Singlet Oxygen Formation vs Photodissociation for Light-Responsive Protic Ruthenium Anticancer Compounds: The Oxygenated Substituent Determines Which Pathway Dominates

Ruthenium complexes bearing protic diimine ligands are cytotoxic to certain cancer cells upon irradiation with blue light. Previously reported complexes of the type [( N , N ) 2 Ru(6,6'-dhbp)]Cl 2 with 6,6'-dhbp = 6,6'-dihydroxybipyridine and N , N = 2,2'-bipyridine (bipy) ( 1 A ), 1,10-phenanthroline (phen) ( 2 A ), and 2,3-dihydro-[1,4]dioxino[2,3- f ][1,10]phenanthroline (dop) ( 3 A ) show EC 50 values as low as 4 μM (for 3 A ) vs breast cancer cells upon blue light irradiation ( Inorg. Chem. 2017, 56, 7519). Herein, subscript A denotes the acidic form of the complex bearing OH groups, and B denotes the basic form bearing O - groups. This photocytotoxicity was originally attributed to photodissociation, but recent results suggest that singlet oxygen formation is a more plausible cause of photocytotoxicity. In particular, bulky methoxy substituents enhance photodissociation but these complexes are nontoxic ( Dalton Trans 2018, 47, 15685).
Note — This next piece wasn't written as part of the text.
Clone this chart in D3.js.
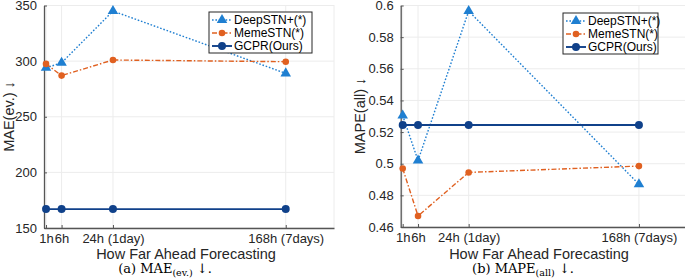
<!DOCTYPE html>
<html>
<head>
<meta charset="utf-8">
<script src="https://cdn.jsdelivr.net/npm/d3@7"></script>
<style>
  body { margin: 0; background: #fff; }
  svg { display: block; }
  .tick text { font-family: "Liberation Sans", Arial, sans-serif; }
</style>
</head>
<body>
<script>
// horizons (x positions follow the original, non-linear spacing)
var horizons = ["1h", "6h", "24h (1day)", "168h (7days)"];
var xPos = [0, 1, 4.3, 15.4];

var seriesNames = ["DeepSTN+(*)", "MemeSTN(*)", "GCPR(Ours)"];

// MAE(ev.)
var maeDeep = [294, 298.5, 345, 289];
var maeMeme = [297.5, 287, 301, 299.5];
var maeGcpr = [167, 167, 167, 167];
var maeTicks = [150, 200, 250, 300, 350];

// MAPE(all)
var mapeDeep = [0.5305, 0.502, 0.5965, 0.487];
var mapeMeme = [0.497, 0.467, 0.4945, 0.4985];
var mapeGcpr = [0.5245, 0.5245, 0.5245, 0.5245];
var mapeTicks = [0.46, 0.48, 0.5, 0.52, 0.54, 0.56, 0.58, 0.6];

var colors = ["#1f7fd1", "#e06020", "#10418a"];

var W = 685, H = 280;
var svg = d3.select("body").append("svg")
  .attr("width", W)
  .attr("height", H);

function panel(opt) {
  var x = d3.scaleLinear().domain([-0.13, 18.5]).range(opt.xr);
  var y = d3.scaleLinear().domain(opt.yd).range([opt.yBottom, 5.5]);
  var g = svg.append("g");

  // grid
  g.append("g").selectAll("line").data(opt.yTicks).enter().append("line")
    .attr("x1", opt.xr[0]).attr("x2", opt.xr[1])
    .attr("y1", function(d) { return y(d); }).attr("y2", function(d) { return y(d); })
    .attr("stroke", "#ececec").attr("stroke-width", 1);
  g.append("g").selectAll("line").data(xPos.concat([18.5])).enter().append("line")
    .attr("x1", function(d) { return x(d); }).attr("x2", function(d) { return x(d); })
    .attr("y1", 5).attr("y2", opt.yBottom)
    .attr("stroke", "#ececec").attr("stroke-width", 1);

  // axes
  var yAxis = d3.axisLeft(y).tickValues(opt.yTicks).tickSizeInner(-3).tickSizeOuter(0)
    .tickPadding(7).tickFormat(opt.fmt);
  g.append("g").attr("transform", "translate(" + opt.xr[0] + ",0)").call(yAxis)
    .call(function(a) {
      a.select(".domain").attr("stroke", "#555").attr("stroke-width", 1.3);
      a.selectAll(".tick line").attr("stroke", "#555");
      a.selectAll(".tick text").attr("font-size", "13px").attr("fill", "#262626");
    });

  var xAxis = d3.axisBottom(x).tickValues(xPos).tickSizeInner(-3).tickSizeOuter(0)
    .tickPadding(6).tickFormat(function(d, i) { return horizons[i]; });
  g.append("g").attr("transform", "translate(0," + opt.yBottom + ")").call(xAxis)
    .call(function(a) {
      a.select(".domain").attr("stroke", "#555").attr("stroke-width", 1.3);
      a.selectAll(".tick line").attr("stroke", "#555");
      a.selectAll(".tick text").attr("font-size", "13px").attr("fill", "#262626");
    });

  // axis titles
  g.append("text")
    .attr("x", opt.titleX).attr("y", 258.5)
    .attr("text-anchor", "middle")
    .attr("font-family", "Liberation Sans, Arial, sans-serif")
    .attr("font-size", "14.5px").attr("fill", "#262626")
    .text("How Far Ahead Forecasting");

  g.append("text")
    .attr("transform", "translate(" + opt.ylabX + "," + ((5 + opt.yBottom) / 2) + ") rotate(-90)")
    .attr("text-anchor", "middle")
    .attr("font-family", "Liberation Sans, Arial, sans-serif")
    .attr("font-size", "14.5px").attr("fill", "#262626")
    .text(opt.ylabel);

  // caption
  var cap = g.append("text")
    .attr("x", opt.capX).attr("y", 273)
    .attr("text-anchor", "middle")
    .attr("font-family", "DejaVu Serif, serif")
    .attr("font-size", "13px").attr("fill", "#000");
  cap.append("tspan").text(opt.capPre + "  " + opt.capMain);
  cap.append("tspan").attr("dy", 3).attr("font-size", "9.5px").text(opt.capSub);
  cap.append("tspan").attr("dy", -3).text(" \u2193.");

  // series
  var data = [opt.deep, opt.meme, opt.gcpr];
  var dashes = ["1.6,1.8", "5,2,1.5,2", null];
  var widths = [1.4, 1.4, 1.9];

  data.forEach(function(vals, s) {
    var line = d3.line()
      .x(function(d, i) { return x(xPos[i]); })
      .y(function(d) { return y(d); });
    g.append("path").datum(vals)
      .attr("d", line)
      .attr("fill", "none")
      .attr("stroke", colors[s])
      .attr("stroke-width", widths[s])
      .attr("stroke-dasharray", dashes[s]);
  });

  data.forEach(function(vals, s) {
    g.append("g").selectAll("path").data(vals).enter().append("path")
      .attr("transform", function(d, i) { return "translate(" + x(xPos[i]) + "," + y(d) + ")"; })
      .attr("d", marker(s))
      .attr("fill", colors[s]);
  });

  // legend
  var lg = g.append("g").attr("transform", "translate(" + opt.legX + "," + opt.legY + ")");
  lg.append("rect").attr("x", 0).attr("y", 0)
    .attr("width", opt.legW).attr("height", 41)
    .attr("fill", "#fff").attr("stroke", "#262626").attr("stroke-width", 1);
  seriesNames.forEach(function(name, s) {
    var cy = 8 + s * 13;
    lg.append("line").attr("x1", 3).attr("x2", 23).attr("y1", cy).attr("y2", cy)
      .attr("stroke", colors[s]).attr("stroke-width", widths[s])
      .attr("stroke-dasharray", dashes[s]);
    lg.append("path").attr("transform", "translate(13," + cy + ")")
      .attr("d", marker(s)).attr("fill", colors[s]);
    lg.append("text").attr("x", 25).attr("y", cy + 4.3)
      .attr("font-family", "Liberation Sans, Arial, sans-serif")
      .attr("font-size", "12px").attr("fill", "#000")
      .text(name);
  });
}

function marker(s) {
  if (s === 0) return d3.symbol().type(d3.symbolTriangle).size(48)();
  if (s === 1) return d3.symbol().type(d3.symbolCircle).size(34)();
  return d3.symbol().type(d3.symbolCircle).size(50)();
}

panel({
  xr: [44, 334], yd: [150, 350], yBottom: 228, yTicks: maeTicks,
  fmt: d3.format("d"), titleX: 186, capX: 165, ylabX: 14, ylabel: "MAE(ev.) \u2193",
  capPre: "(a)", capMain: "MAE", capSub: "(ev.)",
  deep: maeDeep, meme: maeMeme, gcpr: maeGcpr,
  legX: 209, legY: 12, legW: 103
});

panel({
  xr: [400.7, 686.5], yd: [0.46, 0.6], yBottom: 227, yTicks: mapeTicks,
  fmt: function(d) { return d3.format("")(+d.toFixed(2)); }, titleX: 539, capX: 523, ylabX: 365, ylabel: "MAPE(all) \u2193",
  capPre: "(b)", capMain: "MAPE", capSub: "(all)",
  deep: mapeDeep, meme: mapeMeme, gcpr: mapeGcpr,
  legX: 563, legY: 13, legW: 95
});
</script>
</body>
</html>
Cellular studies are presented herein that show the formation of reactive oxygen species (ROS) and apoptosis indicators upon treatment of cells with complex 3 A and blue light. Singlet oxygen sensor green (SOSG) shows the formation of 1 O 2 in cell culture for cells treated with 3 A and blue light. At physiological pH, complexes 1 A - 3 A are deprotonated to form 1 B - 3 B in situ . Quantum yields for 1 O 2 (ϕ Δ ) are 0.87 and 0.48 for 2 B and 3 B , respectively, and these are an order of magnitude higher than the quantum yields for 2 A and 3 A . The values for ϕ Δ show an increase with 6,6'-dhbp derived substituents as follows: OMe < OH < O - . TD-DFT studies show that the presence of a low lying triplet metal-centered ( 3 MC) state favors photodissociation and disfavors 1 O 2 formation for 2 A and 3 A (OH groups). However, upon deprotonation (O - groups), the 3 MLCT state is accessible and can readily lead to 1 O 2 formation, but the dissociative 3 MC state is energetically inaccessible. The changes to the energy of the 3 MLCT state upon deprotonation have been confirmed by steady state luminescence experiments on 1 A - 3 A and their basic analogs, 1 B - 3 B . This energy landscape favors 1 O 2 formation for 2 B and 3 B and leads to enhanced toxicity for these complexes under physiological conditions. The ability to convert readily from OH to O - groups allowed us to investigate an electronic change that is not accompanied by steric changes in this fundamental study.